### Problem statement
From the listing below, pull each line that includes "source".
═════ Records for this task
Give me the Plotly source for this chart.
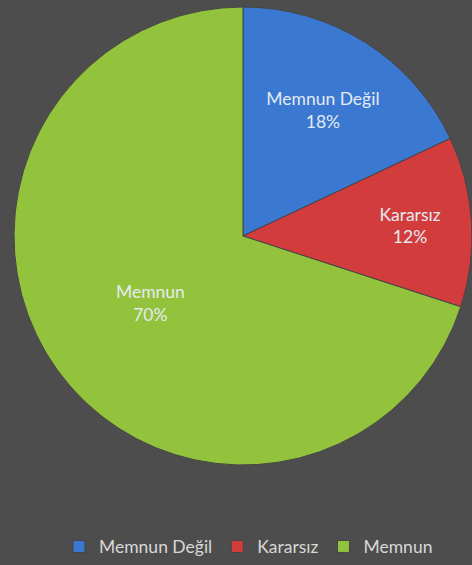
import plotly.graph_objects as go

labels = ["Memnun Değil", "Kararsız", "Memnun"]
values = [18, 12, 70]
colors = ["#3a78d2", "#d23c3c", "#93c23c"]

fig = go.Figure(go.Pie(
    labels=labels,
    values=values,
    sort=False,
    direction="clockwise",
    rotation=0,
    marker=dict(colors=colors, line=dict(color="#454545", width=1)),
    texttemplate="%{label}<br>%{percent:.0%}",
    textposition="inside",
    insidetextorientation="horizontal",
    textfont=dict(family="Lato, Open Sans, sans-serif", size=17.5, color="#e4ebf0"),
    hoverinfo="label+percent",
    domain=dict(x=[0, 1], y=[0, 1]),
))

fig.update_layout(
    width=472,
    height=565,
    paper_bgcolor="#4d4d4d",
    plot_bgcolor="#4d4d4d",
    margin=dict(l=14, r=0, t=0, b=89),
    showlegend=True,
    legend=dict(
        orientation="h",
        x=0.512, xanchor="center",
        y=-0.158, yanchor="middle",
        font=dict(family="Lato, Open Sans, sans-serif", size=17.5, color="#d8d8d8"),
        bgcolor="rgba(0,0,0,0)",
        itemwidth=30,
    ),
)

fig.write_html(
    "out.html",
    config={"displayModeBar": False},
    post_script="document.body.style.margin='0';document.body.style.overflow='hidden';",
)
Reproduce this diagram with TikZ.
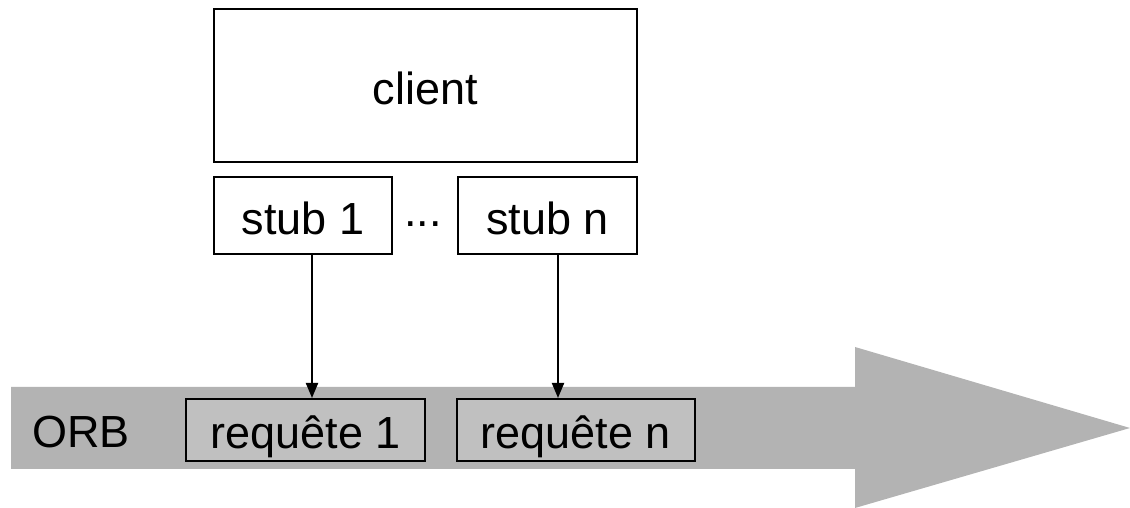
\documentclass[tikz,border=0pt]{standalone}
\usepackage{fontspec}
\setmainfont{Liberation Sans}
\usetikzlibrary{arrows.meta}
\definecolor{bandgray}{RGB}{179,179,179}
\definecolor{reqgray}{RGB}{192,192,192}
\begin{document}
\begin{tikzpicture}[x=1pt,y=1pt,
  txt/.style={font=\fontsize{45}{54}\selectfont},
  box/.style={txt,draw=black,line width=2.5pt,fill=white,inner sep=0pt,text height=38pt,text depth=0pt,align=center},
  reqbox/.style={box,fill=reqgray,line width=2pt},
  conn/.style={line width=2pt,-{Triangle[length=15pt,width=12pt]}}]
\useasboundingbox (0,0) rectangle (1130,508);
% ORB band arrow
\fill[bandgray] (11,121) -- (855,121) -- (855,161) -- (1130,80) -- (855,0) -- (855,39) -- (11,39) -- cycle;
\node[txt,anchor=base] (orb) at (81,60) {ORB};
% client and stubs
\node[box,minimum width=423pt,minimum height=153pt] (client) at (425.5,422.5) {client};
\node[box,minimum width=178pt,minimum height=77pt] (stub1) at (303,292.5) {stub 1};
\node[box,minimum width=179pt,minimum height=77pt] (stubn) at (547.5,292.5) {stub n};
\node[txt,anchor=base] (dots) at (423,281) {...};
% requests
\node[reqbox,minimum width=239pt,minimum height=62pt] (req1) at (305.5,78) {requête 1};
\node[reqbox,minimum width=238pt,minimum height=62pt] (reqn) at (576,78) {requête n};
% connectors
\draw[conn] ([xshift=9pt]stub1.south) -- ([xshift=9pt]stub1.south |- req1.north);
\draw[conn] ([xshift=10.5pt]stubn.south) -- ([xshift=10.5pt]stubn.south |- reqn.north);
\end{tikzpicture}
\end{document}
══════════
═════ Records for this task
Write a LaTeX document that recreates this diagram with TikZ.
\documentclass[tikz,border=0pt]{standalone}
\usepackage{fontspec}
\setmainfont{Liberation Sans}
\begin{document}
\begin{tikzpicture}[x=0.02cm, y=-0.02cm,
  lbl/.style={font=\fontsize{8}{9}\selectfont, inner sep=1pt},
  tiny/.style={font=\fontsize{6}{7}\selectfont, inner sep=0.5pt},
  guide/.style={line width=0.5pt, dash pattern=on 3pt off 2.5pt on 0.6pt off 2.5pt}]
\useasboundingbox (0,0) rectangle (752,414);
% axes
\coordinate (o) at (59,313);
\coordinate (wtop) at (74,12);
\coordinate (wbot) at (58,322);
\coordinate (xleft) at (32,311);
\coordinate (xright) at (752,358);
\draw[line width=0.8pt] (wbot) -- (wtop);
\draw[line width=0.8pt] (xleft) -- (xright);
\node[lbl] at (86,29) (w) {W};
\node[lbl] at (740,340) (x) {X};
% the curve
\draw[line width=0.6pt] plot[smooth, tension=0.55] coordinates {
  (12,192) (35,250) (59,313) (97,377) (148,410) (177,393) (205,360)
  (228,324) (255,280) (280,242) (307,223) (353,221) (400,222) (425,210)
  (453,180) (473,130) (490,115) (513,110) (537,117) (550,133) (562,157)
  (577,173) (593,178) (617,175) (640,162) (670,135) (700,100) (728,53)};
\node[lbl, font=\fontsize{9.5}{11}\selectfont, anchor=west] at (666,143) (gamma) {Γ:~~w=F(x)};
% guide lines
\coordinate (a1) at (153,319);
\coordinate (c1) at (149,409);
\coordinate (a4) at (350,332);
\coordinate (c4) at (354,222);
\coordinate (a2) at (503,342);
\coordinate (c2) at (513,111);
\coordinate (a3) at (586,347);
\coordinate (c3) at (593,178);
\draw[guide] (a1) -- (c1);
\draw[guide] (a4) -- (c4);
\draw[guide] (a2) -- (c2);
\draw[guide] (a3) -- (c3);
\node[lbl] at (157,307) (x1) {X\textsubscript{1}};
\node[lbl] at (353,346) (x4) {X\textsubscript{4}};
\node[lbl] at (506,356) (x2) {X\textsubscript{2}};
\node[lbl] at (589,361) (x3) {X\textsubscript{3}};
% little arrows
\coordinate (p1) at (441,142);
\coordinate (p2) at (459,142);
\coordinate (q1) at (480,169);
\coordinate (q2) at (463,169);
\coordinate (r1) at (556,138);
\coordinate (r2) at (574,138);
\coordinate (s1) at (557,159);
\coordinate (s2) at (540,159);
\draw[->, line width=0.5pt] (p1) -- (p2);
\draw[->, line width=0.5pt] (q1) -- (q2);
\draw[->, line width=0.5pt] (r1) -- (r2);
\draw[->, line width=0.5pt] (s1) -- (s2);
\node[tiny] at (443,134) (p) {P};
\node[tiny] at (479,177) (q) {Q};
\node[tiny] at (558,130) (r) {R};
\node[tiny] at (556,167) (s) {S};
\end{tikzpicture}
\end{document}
══════════
═════ Records for this task
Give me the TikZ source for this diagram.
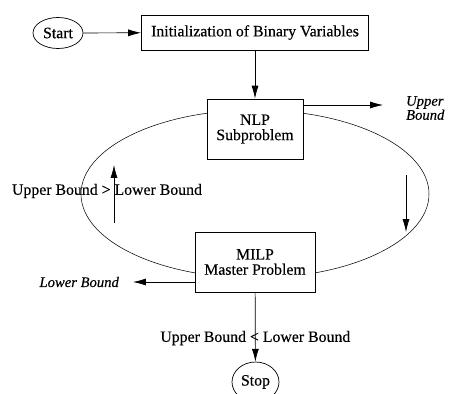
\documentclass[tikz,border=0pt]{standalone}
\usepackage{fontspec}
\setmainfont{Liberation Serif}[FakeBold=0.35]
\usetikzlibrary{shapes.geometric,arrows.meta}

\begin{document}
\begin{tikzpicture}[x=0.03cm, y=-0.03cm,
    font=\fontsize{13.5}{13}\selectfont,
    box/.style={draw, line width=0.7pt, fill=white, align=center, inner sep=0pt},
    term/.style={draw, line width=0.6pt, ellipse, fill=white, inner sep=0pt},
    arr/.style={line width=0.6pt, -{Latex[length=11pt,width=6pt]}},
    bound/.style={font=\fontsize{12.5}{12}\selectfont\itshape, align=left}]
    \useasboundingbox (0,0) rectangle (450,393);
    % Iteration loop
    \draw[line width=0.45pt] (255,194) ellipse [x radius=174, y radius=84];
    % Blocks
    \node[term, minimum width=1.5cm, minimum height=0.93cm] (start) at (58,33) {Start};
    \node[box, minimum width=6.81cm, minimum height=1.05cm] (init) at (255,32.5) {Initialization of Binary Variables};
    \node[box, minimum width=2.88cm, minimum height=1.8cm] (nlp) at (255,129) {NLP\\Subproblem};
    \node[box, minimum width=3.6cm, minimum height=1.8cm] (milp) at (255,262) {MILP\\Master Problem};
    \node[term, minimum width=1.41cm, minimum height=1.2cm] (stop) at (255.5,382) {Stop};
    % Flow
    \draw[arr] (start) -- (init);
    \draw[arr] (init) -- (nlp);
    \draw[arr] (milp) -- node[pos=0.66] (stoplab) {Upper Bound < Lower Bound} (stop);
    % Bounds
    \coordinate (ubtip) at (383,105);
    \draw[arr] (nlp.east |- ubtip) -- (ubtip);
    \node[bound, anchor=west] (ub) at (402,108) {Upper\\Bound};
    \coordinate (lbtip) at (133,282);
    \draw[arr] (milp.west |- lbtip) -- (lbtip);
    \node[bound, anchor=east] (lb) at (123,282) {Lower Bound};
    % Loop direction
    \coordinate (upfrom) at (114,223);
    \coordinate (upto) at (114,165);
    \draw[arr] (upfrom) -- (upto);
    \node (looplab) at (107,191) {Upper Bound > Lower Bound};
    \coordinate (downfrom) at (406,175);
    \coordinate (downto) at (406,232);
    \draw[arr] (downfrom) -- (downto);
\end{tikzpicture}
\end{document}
══════════
### Written response
Give me the Plotly source for this chart.
Give me the TikZ source for this diagram.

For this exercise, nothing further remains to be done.